Junto con este sentimiento admi­rativo se trasluce una sólida y leal amistad cuando Isabel escribe: «Señor Descartes, sus cartas me instruyen y siempre son antídoto contra mi melancolía, aventando de mi es­píritu las preocupaciones desagradables que nunca faltan, para recrearme en la fortu­na de poder contar con la amistad de una persona de su mérito a cuyo consejo puedo someter la conducta de mi vida.» Por su parte, Descartes le responde con la humil­dad y la cortesía, a veces demasiado alam­bicada, del hombre que se sabe famoso en su tiempo; poco diestro en estos refinamien­tos galantes, cae a menudo en el elogio ex­cesivo y en afectaciones que Isabel, gentil­mente, le censura. Cuando le dedica sus Pasiones del alma no lo hace sólo por sim­ple homenaje de amistad, sino porque la cuestión ha sido debatida a menudo entre ambos en su Correspondencia. Esta amis­tad duraría hasta la muerte de Descartes. Todavía en octubre de 1649 le escribe desde Suecia haciéndole el elogio de la reina Cris­tina.
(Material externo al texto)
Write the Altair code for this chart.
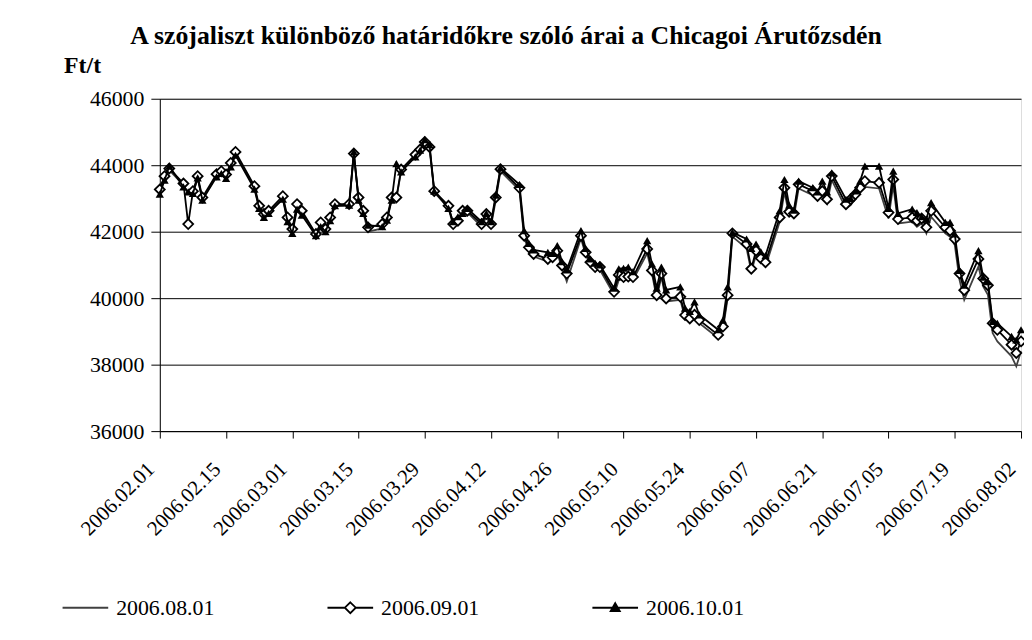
import altair as alt
import pandas as pd

dates = [
    "2006-02-01", "2006-02-02", "2006-02-03", "2006-02-06", "2006-02-07", "2006-02-08", "2006-02-09", "2006-02-10",
    "2006-02-13", "2006-02-14", "2006-02-15", "2006-02-16", "2006-02-17", "2006-02-21", "2006-02-22", "2006-02-23",
    "2006-02-24", "2006-02-27", "2006-02-28", "2006-03-01", "2006-03-02", "2006-03-03", "2006-03-06", "2006-03-07",
    "2006-03-08", "2006-03-09", "2006-03-10", "2006-03-13", "2006-03-14", "2006-03-15", "2006-03-16", "2006-03-17",
    "2006-03-20", "2006-03-21", "2006-03-22", "2006-03-23", "2006-03-24", "2006-03-27", "2006-03-28", "2006-03-29",
    "2006-03-30", "2006-03-31", "2006-04-03", "2006-04-04", "2006-04-05", "2006-04-06", "2006-04-07", "2006-04-10",
    "2006-04-11", "2006-04-12", "2006-04-13", "2006-04-14", "2006-04-18", "2006-04-19", "2006-04-20", "2006-04-21",
    "2006-04-24", "2006-04-25", "2006-04-26", "2006-04-27", "2006-04-28", "2006-05-01", "2006-05-02", "2006-05-03",
    "2006-05-04", "2006-05-05", "2006-05-08", "2006-05-09", "2006-05-10", "2006-05-11", "2006-05-12", "2006-05-15",
    "2006-05-16", "2006-05-17", "2006-05-18", "2006-05-19", "2006-05-22", "2006-05-23", "2006-05-24", "2006-05-25",
    "2006-05-26", "2006-05-30", "2006-05-31", "2006-06-01", "2006-06-02", "2006-06-05", "2006-06-06", "2006-06-07",
    "2006-06-08", "2006-06-09", "2006-06-12", "2006-06-13", "2006-06-14", "2006-06-15", "2006-06-16", "2006-06-19",
    "2006-06-20", "2006-06-21", "2006-06-22", "2006-06-23", "2006-06-26", "2006-06-27", "2006-06-28", "2006-06-29",
    "2006-06-30", "2006-07-03", "2006-07-05", "2006-07-06", "2006-07-07", "2006-07-10", "2006-07-11", "2006-07-12",
    "2006-07-13", "2006-07-14", "2006-07-17", "2006-07-18", "2006-07-19", "2006-07-20", "2006-07-21", "2006-07-24",
    "2006-07-25", "2006-07-26", "2006-07-27", "2006-07-28", "2006-07-31", "2006-08-01", "2006-08-02",
]

s_0801 = [
    43200, 43600, 43850, 43400, 43150, 43150, 43600, 42980,
    43680, 43780, 43680, 44020, 44350, 43320, 42720, 42470,
    42580, 43000, 42380, 42000, 42750, 42560, 41880, 42200,
    42020, 42370, 42780, 42780, 44300, 42980, 42580, 42000,
    42100, 42350, 42980, 43000, 43820, 44280, 44420, 44650,
    44500, 43180, 42720, 42180, 42280, 42580, 42580, 42150,
    42450, 42180, 42950, 43820, 43250, 41800, 41450, 41250,
    41100, 41150, 41350, 40900, 40500, 41800, 41300, 41000,
    40850, 40850, 40100, 40550, 40550, 40550, 40550, 41350,
    40750, 40000, 40650, 39900, 39950, 39400, 39300, 39400,
    39250, 38800, 39050, 40000, 41850, 41500, 40800, 41300,
    41100, 40950, 42300, 43200, 42500, 42450, 43300, 43100,
    42950, 43100, 42850, 43550, 42700, 42800, 43000, 43200,
    43350, 43300, 42400, 43400, 42250, 42300, 42150, 42250,
    41950, 42450, 41950, 41850, 41600, 40550, 39950, 40950,
    40350, 40100, 38950, 38700, 38250, 37950, 38400,
]

s_0901 = [
    43270, 43670, 43900, 43450, 42230, 43220, 43670, 43030,
    43730, 43820, 43720, 44070, 44400, 43370, 42780, 42530,
    42630, 43070, 42430, 42080, 42830, 42630, 41930, 42280,
    42080, 42430, 42830, 42830, 44350, 43030, 42630, 42130,
    42230, 42430, 43030, 43030, 43870, 44320, 44470, 44700,
    44550, 43220, 42780, 42230, 42330, 42630, 42630, 42230,
    42530, 42230, 43030, 43880, 43320, 41880, 41530, 41330,
    41180, 41230, 41430, 40985, 40740, 41880, 41380, 41084,
    40935, 40935, 40190, 40700, 40635, 40650, 40635, 41480,
    40835, 40090, 40740, 39990, 40040, 39490, 39390, 39500,
    39340, 38895, 39145, 40090, 41950, 41630, 40885, 41430,
    41200, 41080, 42430, 43325, 42600, 42550, 43424, 43224,
    43075, 43224, 42976, 43672, 42827, 42976, 43125, 43325,
    43522, 43472, 42577, 43572, 42380, 42428, 42330, 42400,
    42130, 42627, 42130, 42030, 41780, 40740, 40240, 41180,
    40590, 40390, 39245, 39046, 38600, 38350, 38700,
]

s_1001 = [
    43130, 43550, 43970, 43350, 43200, 43150, 43620, 42950,
    43650, 43750, 43600, 43950, 44300, 43280, 42700, 42430,
    42550, 42980, 42300, 41950, 42680, 42500, 41880, 42150,
    42000, 42330, 42780, 42800, 44400, 42950, 42550, 42200,
    42150, 42350, 42950, 44050, 43800, 44250, 44450, 44770,
    44620, 43220, 42700, 42300, 42450, 42550, 42700, 42300,
    42550, 42300, 43100, 43920, 43420, 42030, 41650, 41450,
    41380, 41350, 41580, 41100, 40850, 42030, 41500, 41180,
    41050, 41000, 40300, 40885, 40900, 40935, 40800, 41730,
    41030, 40300, 40935, 40250, 40340, 39700, 39600, 39890,
    39500, 39050, 39340, 40340, 41980, 41780, 41500, 41630,
    41400, 41280, 42630, 43570, 42800, 42650, 43522, 43325,
    43200, 43522, 43200, 43770, 42976, 43000, 43224, 43522,
    43970, 43970, 42700, 43820, 42550, 42677, 42577, 42450,
    42380, 42876, 42280, 42280, 41930, 40835, 40390, 41430,
    40635, 40500, 39300, 39245, 38850, 38746, 39050,
]

series_names = ["2006.08.01", "2006.09.01", "2006.10.01"]
tick_labels = [
    "2006.02.01", "2006.02.15", "2006.03.01", "2006.03.15", "2006.03.29", "2006.04.12", "2006.04.26",
    "2006.05.10", "2006.05.24", "2006.06.07", "2006.06.21", "2006.07.05", "2006.07.19", "2006.08.02",
]
y_ticks = [36000, 38000, 40000, 42000, 44000, 46000]

rows = []
for name, vals in zip(series_names, [s_0801, s_0901, s_1001]):
    for d, v in zip(dates, vals):
        rows.append({"date": d, "series": name, "price": v})
df = pd.DataFrame(rows)


def to_dt(lbl):
    y, m, d = lbl.split(".")
    return alt.DateTime(year=int(y), month=int(m), date=int(d), utc=True)


tick_values = [to_dt(t) for t in tick_labels]
FONT = "Liberation Serif"

x_enc = alt.X(
    "date:T",
    scale=alt.Scale(type="utc", domain=[tick_values[0], tick_values[-1]]),
    axis=alt.Axis(
        values=tick_values, format="%Y.%m.%d", labelAngle=-45, labelAlign="right",
        labelBaseline="middle", labelFont=FONT, labelFontSize=21, labelColor="black",
        tickSize=7, tickColor="black", domainColor="black", grid=False, labelPadding=28,
        labelOffset=-9, labelOverlap=False, labelBound=False,
    ),
    title=None,
)
y_enc = alt.Y(
    "price:Q",
    scale=alt.Scale(domain=[36000, 46000], nice=False, zero=False),
    axis=alt.Axis(
        values=y_ticks, format="d", labelFont=FONT, labelFontSize=22, labelColor="black",
        tickSize=9, tickColor="black", domainColor="black", grid=True, gridColor="black",
        gridWidth=1, labelPadding=7, title="Ft/t", titleAngle=0, titleAlign="left",
        titleBaseline="bottom", titleX=-97, titleY=-21, titleFont=FONT, titleFontSize=24,
        titleFontWeight="bold", titleColor="black",
    ),
)

base = alt.Chart(df)


def only(name):
    return base.transform_filter(alt.datum.series == name)


line08 = only(series_names[0]).mark_line(strokeWidth=1.8, color="#404040").encode(x=x_enc, y=y_enc)
line09 = only(series_names[1]).mark_line(strokeWidth=1.8, color="black").encode(x=x_enc, y=y_enc)
line10 = only(series_names[2]).mark_line(strokeWidth=1.8, color="black").encode(x=x_enc, y=y_enc)

diamonds = only(series_names[1]).mark_point(
    shape="diamond", filled=True, fill="white", stroke="black", strokeWidth=1.8, size=100, opacity=1
).encode(x=x_enc, y=y_enc)

triangles = only(series_names[2]).mark_point(
    shape="triangle-up", filled=True, color="black", size=70, opacity=1
).encode(x=x_enc, y=y_enc)

legend_paths = [
    "M-1,0L1,0",
    "M-1,0L-0.24,0M0.24,0L1,0M0,-0.24L0.24,0L0,0.24L-0.24,0Z",
    "M-1,0L1,0M0,-0.2L0.2,0.15L-0.2,0.15Z",
]
leg = alt.Legend(
    title=None, orient="none", legendX=-99, legendY=489, direction="horizontal",
    symbolSize=2116, symbolStrokeWidth=1.8, symbolOpacity=1,
    labelFont=FONT, labelFontSize=22, labelColor="black", labelOffset=7, columnPadding=110,
)
legend_layer = base.transform_filter(alt.datum.price < 0).mark_point(
    filled=True, size=2116, strokeWidth=1.8
).encode(
    x=x_enc, y=y_enc,
    shape=alt.Shape("series:N", scale=alt.Scale(domain=series_names, range=legend_paths), legend=leg),
    fill=alt.Fill("series:N", scale=alt.Scale(domain=series_names, range=["white", "white", "black"]), legend=leg),
    stroke=alt.Stroke("series:N", scale=alt.Scale(domain=series_names, range=["#404040", "black", "black"]), legend=leg),
)

chart = alt.layer(line08, line09, diamonds, line10, triangles, legend_layer).properties(
    width=868, height=335,
    autosize=alt.AutoSizeParams(type="none"),
    padding={"left": 153, "top": 89, "right": 3, "bottom": 200},
    title=alt.Title(
        "A szójaliszt különböző határidőkre szóló árai a Chicagoi Árutőzsdén",
        font=FONT, fontSize=26, fontWeight="bold", color="black", anchor="middle",
        dx=-85, offset=5,
    ),
).configure_view(stroke=None).configure(background="white")

chart.save("out.html", embed_options={"renderer": "svg", "actions": False})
Isabel le contesta que él es «más ca­paz de conocer (las cualidades de la reina) que cuantos hasta ahora han venido proclamándolas». Y añade: «No crea de todos modos que esa descripción suya tan elo­giosa dé motivo a mis celos» (diciembre de 1649). Ésta es la última carta, ya que Descartes moriría en febrero de 1650. Esta Correspondencia presenta un interés muy grande teniendo en cuenta que, a propósito de las preguntas que le hace su interlo­cutora, Descartes se considera obligado a volver sobre ciertos problemas para exponerlos de un modo más claro y completo que en sus obras. Por otra parte, la Corres­pondencia es el iónico documento directo que nos hace conocer al filósofo en su in­timidad y con él al hombre. Gracias a estas cartas sabemos que había proyectado es­cribir un Tratado de la erudición y cono­cemos interesantes detalles de la vida ais­lada, consagrada al estudio y sobre todo a la meditación, que llevó en Holanda, así como sobre los meses que pasó en la corte de Cristina de Suecia.